Thanks to Turing, anything that is Turing-complete can duplicate any other thing that is Turing-complete. So, yes, you can do all of Haskell's types in Java. That is not a flex.
The kind of Turing completeness certain type systems have is useless beside academic curiosity - look at the vavr library, that’s what I’m talking about. You can have plenty Haskell types without any hacks, except for Monads in Java.
Yes, it's goddamn immutable collections and Optionals.
People still hate it because it's immutable, therefore you can't do hashmap.add(), and it's hard because they can't randomly return nulls, and it's slow because the hashmap now takes o(log n) always instead of o(1) sometimes and o(n) other times.

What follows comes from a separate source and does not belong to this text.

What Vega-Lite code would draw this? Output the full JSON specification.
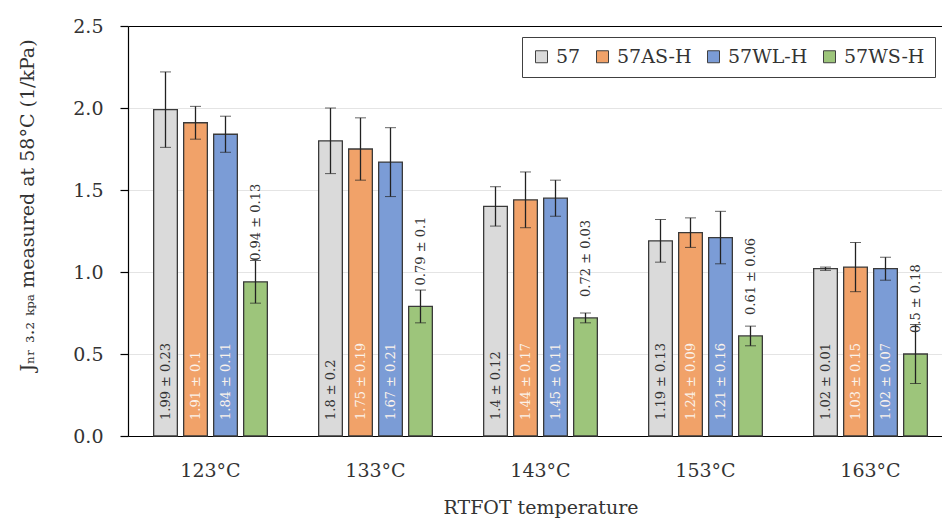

People hate it because it's different to the Java they learnt 20 years ago, that they claim is exactly the same as today.
Is it possible to express Rust enums (tagged unions) and especially the option type in Java? Ofcourse.
But the power of good type system doesn't come from the fact if you can express something, but rather how seamlessly it is integrated in to the language.
Rust has sum types named wrongly as enums, which java also has as sealed interfaces. The option type is just one example for a sum type, which is as easy to express in Java as
sealed interface Option<T> permits Some<T>, None<T> {
record Some<T>(T value) {}
record None<T>() {}
}
Sure, you have written 3 words more than Rust, and?